Though largely forgotten today, large-eyed, expressive Mabel Taliaferro (1887-1979) was a major theatre star whose career began as Baby Bascom in the first Chicago production of
Blue Jeans, before she was quite three years old. She’s well paired here with Sally Crute (1886-1971), an instinctual actress often used by Collins, including in The Cossack Whip and Blue Jeans. Robert Walker’s “manly beauty,” as declared in an intertitle, also graced a number of the director’s features. After Collins’ untimely death, Taliaferro remained close with Dana, as attested by several photographs of them together in the mid-1920s.

Jay Weissberg

regia/dir: John H. Collins.
sogg/story: John B[lanchard] Clymer, Charles A. Logue.
scen: June Mathis.
photog: A[rthur] A. Cadwell.
asst. dir: Albert Kelly [non accreditato/uncredited].

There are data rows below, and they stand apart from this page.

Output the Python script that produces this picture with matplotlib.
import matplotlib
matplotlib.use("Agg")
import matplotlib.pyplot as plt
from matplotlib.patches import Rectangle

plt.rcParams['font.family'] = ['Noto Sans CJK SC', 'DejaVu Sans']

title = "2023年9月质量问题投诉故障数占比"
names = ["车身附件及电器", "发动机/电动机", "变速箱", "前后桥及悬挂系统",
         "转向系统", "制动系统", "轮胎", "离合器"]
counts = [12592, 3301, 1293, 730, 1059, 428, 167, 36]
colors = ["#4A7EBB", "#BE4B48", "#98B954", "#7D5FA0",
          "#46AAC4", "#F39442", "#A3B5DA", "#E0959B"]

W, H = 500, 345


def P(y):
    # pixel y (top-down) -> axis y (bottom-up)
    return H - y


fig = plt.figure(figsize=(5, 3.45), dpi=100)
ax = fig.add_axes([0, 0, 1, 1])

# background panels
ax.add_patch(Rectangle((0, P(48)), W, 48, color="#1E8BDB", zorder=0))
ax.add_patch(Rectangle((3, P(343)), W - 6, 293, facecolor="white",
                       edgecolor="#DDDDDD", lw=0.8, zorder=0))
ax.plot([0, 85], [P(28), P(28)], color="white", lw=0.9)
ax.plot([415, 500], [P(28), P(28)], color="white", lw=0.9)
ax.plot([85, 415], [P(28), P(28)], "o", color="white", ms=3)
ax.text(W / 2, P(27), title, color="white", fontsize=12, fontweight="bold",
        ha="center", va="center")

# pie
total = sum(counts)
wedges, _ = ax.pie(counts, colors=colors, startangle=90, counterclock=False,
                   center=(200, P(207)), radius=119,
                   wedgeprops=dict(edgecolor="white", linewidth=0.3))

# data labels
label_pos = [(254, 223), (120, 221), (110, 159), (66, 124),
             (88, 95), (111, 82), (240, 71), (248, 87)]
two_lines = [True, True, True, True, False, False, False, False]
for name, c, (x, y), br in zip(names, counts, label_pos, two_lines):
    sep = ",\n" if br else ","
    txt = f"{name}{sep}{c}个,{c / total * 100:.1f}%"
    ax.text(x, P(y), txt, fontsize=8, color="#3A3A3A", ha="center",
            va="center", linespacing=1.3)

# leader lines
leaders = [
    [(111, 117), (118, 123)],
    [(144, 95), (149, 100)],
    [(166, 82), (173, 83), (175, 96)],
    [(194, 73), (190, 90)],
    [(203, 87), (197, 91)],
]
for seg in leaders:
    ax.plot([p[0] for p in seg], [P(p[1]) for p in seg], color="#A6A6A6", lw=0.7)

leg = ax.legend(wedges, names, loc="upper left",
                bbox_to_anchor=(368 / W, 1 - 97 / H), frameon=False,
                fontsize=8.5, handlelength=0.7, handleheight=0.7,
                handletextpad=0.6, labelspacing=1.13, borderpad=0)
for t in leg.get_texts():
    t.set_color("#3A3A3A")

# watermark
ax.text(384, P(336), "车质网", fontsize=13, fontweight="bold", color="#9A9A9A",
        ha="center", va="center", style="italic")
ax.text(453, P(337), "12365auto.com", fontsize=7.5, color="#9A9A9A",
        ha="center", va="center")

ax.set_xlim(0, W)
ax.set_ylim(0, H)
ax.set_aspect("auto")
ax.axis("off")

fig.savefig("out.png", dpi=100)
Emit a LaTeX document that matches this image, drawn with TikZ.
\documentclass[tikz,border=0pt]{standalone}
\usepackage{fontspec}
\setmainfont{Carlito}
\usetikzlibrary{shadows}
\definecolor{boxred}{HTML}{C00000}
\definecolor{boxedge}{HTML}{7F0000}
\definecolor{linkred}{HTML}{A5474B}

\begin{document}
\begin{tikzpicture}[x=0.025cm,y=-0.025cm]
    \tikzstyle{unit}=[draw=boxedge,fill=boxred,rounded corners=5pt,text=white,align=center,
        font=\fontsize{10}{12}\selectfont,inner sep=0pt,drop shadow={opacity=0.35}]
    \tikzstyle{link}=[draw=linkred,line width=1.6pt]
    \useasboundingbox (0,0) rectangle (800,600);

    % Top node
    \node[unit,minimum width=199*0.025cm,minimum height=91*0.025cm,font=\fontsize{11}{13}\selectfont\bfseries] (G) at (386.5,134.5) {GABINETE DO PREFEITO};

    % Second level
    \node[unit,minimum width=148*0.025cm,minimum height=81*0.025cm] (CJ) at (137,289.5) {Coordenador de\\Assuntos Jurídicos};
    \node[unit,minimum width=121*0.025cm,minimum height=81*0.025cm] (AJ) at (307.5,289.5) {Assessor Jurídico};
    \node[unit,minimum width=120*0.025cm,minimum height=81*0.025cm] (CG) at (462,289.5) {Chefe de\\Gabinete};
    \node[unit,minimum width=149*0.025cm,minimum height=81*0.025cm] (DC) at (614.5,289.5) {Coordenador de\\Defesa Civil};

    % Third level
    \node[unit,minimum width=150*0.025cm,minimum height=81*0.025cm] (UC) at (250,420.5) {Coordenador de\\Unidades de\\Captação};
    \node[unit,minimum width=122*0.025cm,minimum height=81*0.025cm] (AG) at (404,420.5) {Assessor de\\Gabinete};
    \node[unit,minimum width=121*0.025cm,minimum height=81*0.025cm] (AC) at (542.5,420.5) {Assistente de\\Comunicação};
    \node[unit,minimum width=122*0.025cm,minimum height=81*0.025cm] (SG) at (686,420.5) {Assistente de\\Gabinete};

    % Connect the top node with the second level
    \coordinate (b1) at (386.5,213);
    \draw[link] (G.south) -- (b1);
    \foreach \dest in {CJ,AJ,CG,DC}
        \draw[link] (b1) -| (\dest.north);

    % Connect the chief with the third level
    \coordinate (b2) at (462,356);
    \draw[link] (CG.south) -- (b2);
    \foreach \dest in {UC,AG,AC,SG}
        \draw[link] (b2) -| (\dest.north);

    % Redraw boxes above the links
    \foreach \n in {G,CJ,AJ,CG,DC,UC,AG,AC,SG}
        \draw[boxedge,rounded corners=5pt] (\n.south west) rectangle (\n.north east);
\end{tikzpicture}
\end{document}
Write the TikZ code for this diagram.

cast: Mabel Taliaferro (Jerry McNairne), Robert Walker (Norton Burbeck), Sally Crute (Beatrice Gaden), Fred C. Jones (Dick Gaden), Yale Benner (Howard Curtis), George Melville (Patrick McNairne), Ricca Allen (Martha Scraggs), Jerome Wilson (Preston Cuyler), Ed Mack (Flynn, il maggiordomo/the butler).

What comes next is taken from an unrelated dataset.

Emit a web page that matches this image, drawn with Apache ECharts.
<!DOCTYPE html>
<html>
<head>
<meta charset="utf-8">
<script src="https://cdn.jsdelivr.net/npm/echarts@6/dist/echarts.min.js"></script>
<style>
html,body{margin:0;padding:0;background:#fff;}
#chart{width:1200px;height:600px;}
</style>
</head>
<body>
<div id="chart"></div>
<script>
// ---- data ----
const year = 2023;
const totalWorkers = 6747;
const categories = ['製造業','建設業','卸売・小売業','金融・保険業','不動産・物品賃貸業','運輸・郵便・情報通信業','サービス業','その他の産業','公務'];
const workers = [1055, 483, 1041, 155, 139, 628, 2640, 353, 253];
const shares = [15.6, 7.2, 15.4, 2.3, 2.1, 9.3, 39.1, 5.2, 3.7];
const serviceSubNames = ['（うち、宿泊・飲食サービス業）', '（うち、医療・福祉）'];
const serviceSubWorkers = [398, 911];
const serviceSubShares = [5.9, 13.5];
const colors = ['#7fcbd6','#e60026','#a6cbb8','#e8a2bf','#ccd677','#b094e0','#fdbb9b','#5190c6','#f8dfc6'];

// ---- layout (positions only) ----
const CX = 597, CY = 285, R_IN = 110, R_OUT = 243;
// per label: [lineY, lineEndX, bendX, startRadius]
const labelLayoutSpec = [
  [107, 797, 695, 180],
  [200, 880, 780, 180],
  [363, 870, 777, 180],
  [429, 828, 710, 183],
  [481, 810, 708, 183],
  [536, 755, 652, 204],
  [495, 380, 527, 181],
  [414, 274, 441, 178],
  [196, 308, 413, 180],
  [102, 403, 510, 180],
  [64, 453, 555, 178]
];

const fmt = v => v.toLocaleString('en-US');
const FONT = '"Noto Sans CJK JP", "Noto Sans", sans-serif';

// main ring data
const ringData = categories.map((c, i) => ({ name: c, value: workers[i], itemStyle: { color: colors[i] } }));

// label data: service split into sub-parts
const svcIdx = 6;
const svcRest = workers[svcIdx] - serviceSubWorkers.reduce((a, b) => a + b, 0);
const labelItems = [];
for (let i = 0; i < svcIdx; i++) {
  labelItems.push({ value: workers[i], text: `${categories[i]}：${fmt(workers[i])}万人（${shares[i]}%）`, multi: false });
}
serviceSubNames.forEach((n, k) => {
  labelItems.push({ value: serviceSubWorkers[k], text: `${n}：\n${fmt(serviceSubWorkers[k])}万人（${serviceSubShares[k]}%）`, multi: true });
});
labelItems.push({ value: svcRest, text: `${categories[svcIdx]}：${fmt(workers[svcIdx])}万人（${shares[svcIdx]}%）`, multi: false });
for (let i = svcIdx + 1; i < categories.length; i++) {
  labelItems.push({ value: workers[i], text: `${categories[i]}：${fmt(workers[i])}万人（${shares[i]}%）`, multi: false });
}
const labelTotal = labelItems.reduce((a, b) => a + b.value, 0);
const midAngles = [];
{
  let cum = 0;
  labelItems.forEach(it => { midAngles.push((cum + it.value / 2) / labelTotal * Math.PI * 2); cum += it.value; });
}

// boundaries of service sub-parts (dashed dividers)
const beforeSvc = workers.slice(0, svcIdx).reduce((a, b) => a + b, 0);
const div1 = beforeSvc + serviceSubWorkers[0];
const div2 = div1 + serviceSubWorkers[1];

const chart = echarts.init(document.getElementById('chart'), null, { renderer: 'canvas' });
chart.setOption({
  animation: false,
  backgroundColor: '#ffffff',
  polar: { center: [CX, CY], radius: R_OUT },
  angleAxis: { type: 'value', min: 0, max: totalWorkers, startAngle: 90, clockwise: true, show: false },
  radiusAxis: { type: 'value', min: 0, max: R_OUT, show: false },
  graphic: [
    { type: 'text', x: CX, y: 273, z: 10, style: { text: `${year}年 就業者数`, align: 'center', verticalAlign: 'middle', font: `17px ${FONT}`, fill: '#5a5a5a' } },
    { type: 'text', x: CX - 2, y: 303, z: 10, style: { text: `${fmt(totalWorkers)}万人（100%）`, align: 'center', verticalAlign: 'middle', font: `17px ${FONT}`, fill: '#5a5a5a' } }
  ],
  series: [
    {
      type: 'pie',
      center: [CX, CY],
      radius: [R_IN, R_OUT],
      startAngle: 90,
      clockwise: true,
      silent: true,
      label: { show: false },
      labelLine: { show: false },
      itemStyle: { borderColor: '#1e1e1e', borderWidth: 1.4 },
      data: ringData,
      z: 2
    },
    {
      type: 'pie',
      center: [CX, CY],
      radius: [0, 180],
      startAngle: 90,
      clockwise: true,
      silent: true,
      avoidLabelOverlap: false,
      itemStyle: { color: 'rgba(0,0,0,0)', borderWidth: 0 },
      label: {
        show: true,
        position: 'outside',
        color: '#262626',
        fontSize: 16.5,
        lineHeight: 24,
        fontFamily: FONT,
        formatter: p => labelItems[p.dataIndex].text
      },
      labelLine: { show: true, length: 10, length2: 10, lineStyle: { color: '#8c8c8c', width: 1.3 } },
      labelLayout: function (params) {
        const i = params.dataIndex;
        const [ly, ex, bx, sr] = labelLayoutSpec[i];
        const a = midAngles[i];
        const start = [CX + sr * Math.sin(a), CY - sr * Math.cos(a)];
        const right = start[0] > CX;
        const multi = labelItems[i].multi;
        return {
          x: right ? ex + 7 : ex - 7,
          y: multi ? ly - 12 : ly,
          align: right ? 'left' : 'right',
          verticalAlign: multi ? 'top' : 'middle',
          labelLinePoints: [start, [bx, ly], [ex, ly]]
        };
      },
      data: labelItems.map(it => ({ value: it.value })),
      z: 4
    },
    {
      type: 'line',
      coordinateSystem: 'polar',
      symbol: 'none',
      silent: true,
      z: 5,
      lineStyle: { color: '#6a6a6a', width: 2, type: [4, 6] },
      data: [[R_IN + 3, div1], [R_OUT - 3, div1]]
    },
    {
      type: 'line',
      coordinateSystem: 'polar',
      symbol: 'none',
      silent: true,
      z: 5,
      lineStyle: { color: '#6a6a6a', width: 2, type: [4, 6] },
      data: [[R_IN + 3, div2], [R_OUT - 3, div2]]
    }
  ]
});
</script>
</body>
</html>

prod: Columbia Pictures Corporation.
dist: Metro Pictures Corporation.
uscita/rel: 06.01.1917.
copia/copy: 35mm, 4343 ft. (orig. c. 5000 ft.), 64′ (18 fps); did./titles: ENG.
fonte/source: Library of Congress Packard Campus for Audio Visual Conservation, Culpeper, VA.
Preservazione/Preserved by the Library of Congress in collaborazione con/in cooperation with Warner Bros.